I know you're broke. Water isn't expensive enough to skimp on here. I know you're a competent adult who doesn't need to read directions. Hey, mister hunter-gatherer-- Use the water. Yes, smaller amounts will come to a boil in a shorter time, but if you want "perfect" spaghetti, you need to immerse the dried noodles in a lot of water. Why?

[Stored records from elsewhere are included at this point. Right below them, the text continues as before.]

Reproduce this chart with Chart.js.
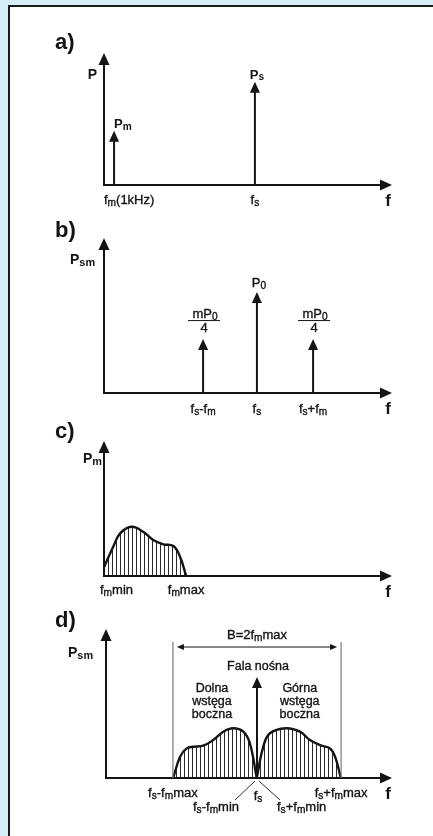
<!DOCTYPE html>
<html><head><meta charset="utf-8">
<script src="https://cdn.jsdelivr.net/npm/chart.js@4/dist/chart.umd.min.js"></script>
<style>
html,body{margin:0;padding:0;background:#d6eef6;width:433px;height:836px;overflow:hidden}
#panel{position:absolute;left:8px;top:5px;width:440px;height:840px;background:#fff;border-left:2px solid #1a1a1a;border-top:2px solid #1a1a1a;box-sizing:border-box}
canvas{position:absolute;left:0;top:0}
</style></head><body>
<div id="panel"></div>
<canvas id="ca" width="433" height="836"></canvas>
<canvas id="cb" width="433" height="836"></canvas>
<canvas id="cc" width="433" height="836"></canvas>
<canvas id="cd" width="433" height="836"></canvas>
<script>
// ---------- data (abstract units: frequency 0..100, power 0..100) ----------
// a) spectrum of modulating signal and carrier
const aFreq = [3.5, 52.4];
const aPower = [41.1, 78.3];
const aPeakLabels = ['P_{m}', 'P_{s}'];
const aTickLabels = ['f_{m}(1kHz)', 'f_{s}'];

// b) AM spectrum, single tone
const bFreq = [34.4, 53.1, 72.6];
const bPower = [34.8, 65.2, 34.8];
const bPeakLabels = ['mP_{0}|4', 'P_{0}', 'mP_{0}|4'];
const bTickLabels = ['f_{s}-f_{m}', 'f_{s}', 'f_{s}+f_{m}'];

// c) modulating band
const cFreq = [0.1, 3.2, 5.6, 9.6, 13.6, 17.1, 20.6, 24.1, 26.4, 28.5];
const cPower = [6.9, 21.7, 31.6, 36.5, 32.8, 26.7, 23.5, 22.2, 14.3, 0.2];
const cTickFreq = [0, 28.5];
const cTickLabels = ['f_{m}min', 'f_{m}max'];

// d) AM spectrum with sidebands
const dLowerFreq = [23.5, 25.9, 28.2, 30.5, 34.0, 37.5, 41.0, 44.5, 48.0, 50.3, 52.7];
const dLowerPower = [0, 14.3, 19.9, 21.0, 21.7, 25.5, 31.1, 33.4, 31.1, 23.3, 0];
const dUpperFreq = [52.7, 55.0, 57.3, 62.9, 67.8, 71.3, 75.4, 78.3, 80.1, 82.1];
const dUpperPower = [0, 21.0, 30.0, 33.4, 31.1, 25.5, 21.7, 19.9, 14.3, 0];
const dCarrierFreq = [52.8];
const dCarrierPower = [67.8];
const dBandEdges = [23.4, 82.2];
const dBandTop = 91.3;
const dBandArrowLevel = 87.9;
const dTickFreq = [23.4, 52.8, 82.2];
const dTickLabels = ['f_{s}-f_{m}max', 'f_{s}', 'f_{s}+f_{m}max'];
const dInnerLabels = ['f_{s}-f_{m}min', 'f_{s}+f_{m}min'];
const dTexts = ['B=2f_{m}max', 'Fala nośna', ['Dolna', 'wstęga', 'boczna'], ['Górna', 'wstęga', 'boczna']];

// ---------- helpers ----------
const FAM = '"Liberation Sans", Arial, Helvetica, sans-serif';
const INK = '#141414';
function parse(s){
  const out=[]; const re=/_\{([^}]*)\}/g; let last=0, m;
  while((m=re.exec(s))){ if(m.index>last) out.push([s.slice(last,m.index),false]); out.push([m[1],true]); last=re.lastIndex; }
  if(last<s.length) out.push([s.slice(last),false]);
  return out;
}
function rich(ctx, s, x, y, size, weight, align){
  const segs=parse(s); const sub=size*0.78;
  let w=0;
  segs.forEach(([t,isSub])=>{ ctx.font=`${weight} ${isSub?sub:size}px ${FAM}`; w+=ctx.measureText(t).width; });
  let cx = align==='center'? x-w/2 : align==='right'? x-w : x;
  ctx.save();
  ctx.fillStyle=INK; ctx.strokeStyle=INK; ctx.lineWidth=0.35; ctx.lineJoin='round';
  ctx.textBaseline='alphabetic'; ctx.textAlign='left';
  segs.forEach(([t,isSub])=>{
    ctx.font=`${weight} ${isSub?sub:size}px ${FAM}`;
    const yy=y+(isSub?size*0.14:0);
    ctx.fillText(t,cx,yy);
    if(weight==='normal') ctx.strokeText(t,cx,yy);
    cx+=ctx.measureText(t).width;
  });
  ctx.restore();
  return w;
}
function head(ctx,x,y,dir,len=11,hw=5){
  ctx.beginPath();
  if(dir==='up'){ ctx.moveTo(x,y); ctx.lineTo(x-hw,y+len); ctx.lineTo(x+hw,y+len); }
  else if(dir==='right'){ ctx.moveTo(x,y); ctx.lineTo(x-len,y-hw); ctx.lineTo(x-len,y+hw); }
  else if(dir==='left'){ ctx.moveTo(x,y); ctx.lineTo(x+len,y-hw); ctx.lineTo(x+len,y+hw); }
  ctx.closePath(); ctx.fill();
}
function drawAxes(chart){
  const {ctx}=chart; const xs=chart.scales.x, ys=chart.scales.y;
  const x0=xs.getPixelForValue(0), y0=ys.getPixelForValue(0);
  const top=ys.getPixelForValue(100), right=xs.getPixelForValue(100);
  ctx.save(); ctx.strokeStyle=INK; ctx.fillStyle=INK; ctx.lineWidth=2;
  ctx.beginPath(); ctx.moveTo(x0,top+8); ctx.lineTo(x0,y0); ctx.lineTo(right-8,y0); ctx.stroke();
  head(ctx,x0,top,'up',12,5.5); head(ctx,right,y0,'right',12,5.5);
  rich(ctx,'f',right-4,y0+21,17,'bold','center');
  ctx.restore();
}
function drawStems(chart){
  const {ctx}=chart; const base=chart.scales.y.getPixelForValue(0);
  ctx.save(); ctx.strokeStyle=INK; ctx.fillStyle=INK; ctx.lineWidth=2;
  chart.data.datasets.forEach((ds,i)=>{
    if(!ds.stem) return;
    chart.getDatasetMeta(i).data.forEach(p=>{
      ctx.beginPath(); ctx.moveTo(p.x,base); ctx.lineTo(p.x,p.y+8); ctx.stroke();
      head(ctx,p.x,p.y,'up',11,5);
    });
  });
  ctx.restore();
}
function hatchFor(id){
  const pc=document.createElement('canvas'); pc.width=4; pc.height=4;
  const g=pc.getContext('2d'); g.fillStyle='#2b2b2b'; g.fillRect(0,0,1,4);
  return document.getElementById(id).getContext('2d').createPattern(pc,'repeat');
}
function stemSet(xs,ys){ return {data:xs.map((x,i)=>({x,y:ys[i]})), showLine:false, pointRadius:0, stem:true}; }
function curveSet(xs,ys,pattern){
  return {type:'line', data:xs.map((x,i)=>({x,y:ys[i]})), borderColor:INK, borderWidth:2.4, pointRadius:0,
    tension:0.4, fill:'origin', backgroundColor:pattern, clip:false};
}
function make(id,pad,datasets,draw){
  return new Chart(document.getElementById(id),{
    type:'scatter', data:{datasets},
    options:{responsive:false, animation:false, events:[], layout:{padding:pad},
      plugins:{legend:{display:false}, tooltip:{enabled:false}, title:{display:false}},
      scales:{x:{type:'linear',min:0,max:100,display:false}, y:{type:'linear',min:0,max:100,display:false}}},
    plugins:[{id:'p'+id, afterDatasetsDraw:(c)=>{ drawStems(c); drawAxes(c); draw(c); }}]
  });
}
const W=433, H=836;

// ---------- a) ----------
make('ca',{left:104,right:W-392,top:53,bottom:H-185},[stemSet(aFreq,aPower)],(c)=>{
  const {ctx}=c; const xs=c.scales.x, ys=c.scales.y; const base=ys.getPixelForValue(0);
  rich(ctx,'a)',55,49,22,'bold','left');
  rich(ctx,'P',97,79,14,'bold','right');
  rich(ctx,aPeakLabels[0],xs.getPixelForValue(aFreq[0]),ys.getPixelForValue(aPower[0])-3,13,'bold','left');
  rich(ctx,aPeakLabels[1],xs.getPixelForValue(aFreq[1])+2,ys.getPixelForValue(aPower[1])-3,13,'bold','center');
  rich(ctx,aTickLabels[0],xs.getPixelForValue(0),base+19,13,'normal','left');
  rich(ctx,aTickLabels[1],xs.getPixelForValue(aFreq[1]),base+19,13,'normal','center');
});

// ---------- b) ----------
make('cb',{left:104,right:W-392,top:238,bottom:H-393},[stemSet(bFreq,bPower)],(c)=>{
  const {ctx}=c; const xs=c.scales.x, ys=c.scales.y; const base=ys.getPixelForValue(0);
  rich(ctx,'b)',55,237,22,'bold','left');
  rich(ctx,'P_{sm}',70,264,14,'bold','left');
  bFreq.forEach((f,i)=>{
    const x=xs.getPixelForValue(f), tip=ys.getPixelForValue(bPower[i]);
    const lab=bPeakLabels[i];
    if(lab.includes('|')){
      const [num,den]=lab.split('|');
      rich(ctx,num,x+2,tip-21,13,'normal','center');
      ctx.save(); ctx.strokeStyle=INK; ctx.lineWidth=1; ctx.beginPath(); ctx.moveTo(x-15,tip-18.5); ctx.lineTo(x+17,tip-18.5); ctx.stroke(); ctx.restore();
      rich(ctx,den,x+1,tip-7,13,'normal','center');
    } else {
      rich(ctx,lab,x+2,tip-5,13,'normal','center');
    }
    rich(ctx,bTickLabels[i],x,base+20,13,'normal','center');
  });
});

// ---------- c) ----------
make('cc',{left:104,right:W-392,top:441,bottom:H-576},[curveSet(cFreq,cPower,hatchFor('cc'))],(c)=>{
  const {ctx}=c; const xs=c.scales.x, ys=c.scales.y; const base=ys.getPixelForValue(0);
  rich(ctx,'c)',55,438,22,'bold','left');
  rich(ctx,'P_{m}',83,463,14,'bold','left');
  rich(ctx,cTickLabels[0],xs.getPixelForValue(cTickFreq[0])-4,base+18,13,'normal','left');
  rich(ctx,cTickLabels[1],xs.getPixelForValue(cTickFreq[1]),base+18,13,'normal','center');
});

// ---------- d) ----------
const dHatch=hatchFor('cd');
make('cd',{left:106,right:W-392,top:629,bottom:H-778},
  [curveSet(dLowerFreq,dLowerPower,dHatch), curveSet(dUpperFreq,dUpperPower,dHatch), stemSet(dCarrierFreq,dCarrierPower)],
  (c)=>{
  const {ctx}=c; const xs=c.scales.x, ys=c.scales.y; const base=ys.getPixelForValue(0);
  rich(ctx,'d)',55,627,22,'bold','left');
  rich(ctx,'P_{sm}',68,657,14,'bold','left');
  const l=xs.getPixelForValue(dBandEdges[0]), r=xs.getPixelForValue(dBandEdges[1]);
  const top=ys.getPixelForValue(dBandTop), ay=ys.getPixelForValue(dBandArrowLevel);
  ctx.save();
  ctx.strokeStyle='#7a7a7a'; ctx.lineWidth=1.2;
  [l,r].forEach(x=>{ ctx.beginPath(); ctx.moveTo(x,top); ctx.lineTo(x,base); ctx.stroke(); });
  ctx.strokeStyle=INK; ctx.fillStyle=INK; ctx.lineWidth=1;
  ctx.beginPath(); ctx.moveTo(l+8,ay); ctx.lineTo(r-8,ay); ctx.stroke();
  head(ctx,l+4,ay,'left',7,3); head(ctx,r-4,ay,'right',7,3);
  ctx.restore();
  const fs=xs.getPixelForValue(dCarrierFreq[0]);
  rich(ctx,dTexts[0],(l+r)/2,ay-8,13,'normal','center');
  rich(ctx,dTexts[1],fs+1,ys.getPixelForValue(dCarrierPower[0])-7,12.5,'normal','center');
  const lc=xs.getPixelForValue((dLowerFreq[0]+dLowerFreq[dLowerFreq.length-1])/2);
  const uc=xs.getPixelForValue((dUpperFreq[0]+dUpperFreq[dUpperFreq.length-1])/2);
  dTexts[2].forEach((t,i)=>rich(ctx,t,lc-3,692+i*13,12.5,'normal','center'));
  dTexts[3].forEach((t,i)=>rich(ctx,t,uc+1,692+i*13,12.5,'normal','center'));
  rich(ctx,dTickLabels[0],xs.getPixelForValue(dTickFreq[0]),base+19,13,'normal','center');
  rich(ctx,dTickLabels[1],xs.getPixelForValue(dTickFreq[1])+1,base+22,13,'normal','center');
  rich(ctx,dTickLabels[2],xs.getPixelForValue(dTickFreq[2]),base+19,13,'normal','center');
  ctx.save(); ctx.strokeStyle=INK; ctx.lineWidth=0.9;
  ctx.beginPath(); ctx.moveTo(fs-2,base+3); ctx.lineTo(fs-22,base+22); ctx.stroke();
  ctx.beginPath(); ctx.moveTo(fs+2,base+3); ctx.lineTo(fs+23,base+22); ctx.stroke();
  ctx.restore();
  rich(ctx,dInnerLabels[0],fs-18,base+33,13,'normal','right');
  rich(ctx,dInnerLabels[1],fs+20,base+33,13,'normal','left');
});
</script>
</body></html>
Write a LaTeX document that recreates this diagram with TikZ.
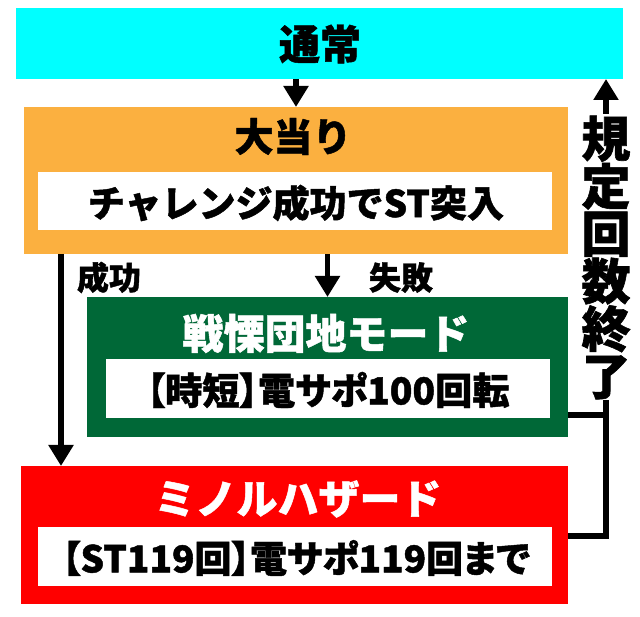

a generous pot of rapidly boiling water is helpful for several reasons: it comes back to a boil faster when you add the pasta; it makes it easier to submerge long, rigid pastas like spaghetti; and it helps to reduce sticking slightly by quickly washing away the exuding starch from the pasta surface.
-Fine Cooking Magazine
On the off chance you don't have the package with you, here's some recommended amounts:
    1 liter per 100 grams of pasta, or
    24 oz. package - 7 quarts
    16 oz. package - 5 quarts
    half a 16 oz. package - 3 quarts
    one handful - 2 quarts

belgand adds:
My personal rule of thumb on this is to fill the largest pot in the house such that with the pasta added there will be about 2 or 3 inches of space at the top. Of course this also means knocking a minute or two off the cooking time to prevent it from overcooking, but that's almost another topic.

sneff adds:
I have to agree with belgand here. I always use the largest pot in the house, which in my casa is 20 litres (5 gallons) - even if I am cooking pasta for one. Or to put it another way, there can never be too much boiling water -- however too little is unwaveringly a disaster.

A few tips you may want to share for those scared off by the amount of time it takes to boil this much aqua: Always fill the pot from a hot tap. Find the hottest burner or hotplate on your stove (there always is one) and use that for boiling. Cover the pot with a tight-fitting lid while waiting for the water to boil - but never cook the pasta with the lid on. And lastly, add the salt (you added salt to the water right?) after the water has come to the boil. Higher salinity leads to longer boiling times. Following these rules, I can get 18 litres of water from tap to boil in 6-7 minutes.

I also tend to turn the heat down a small amount once the water returns to the boil after the pasta is added. Sometimes, a violently rapid boil can cause pasta to stick to the base of the pot, and also cause tubular pasta to crack. I find a nice, polite rolling boil best.

Razhumikin and begland reply: Never drink or cook with hot tap water.


Don't use a mere one quart of water if you're cooking spaghetti, unless, of course, your idea of perfect bachelor spaghetti is a gooey sticky and partially firm, partially soft clump of noodles (because you didn't use the volume of water required to wash away the dissolved starch from the cooking pasta)-- and if it is, well, offer me a beverage and I'll be on my way.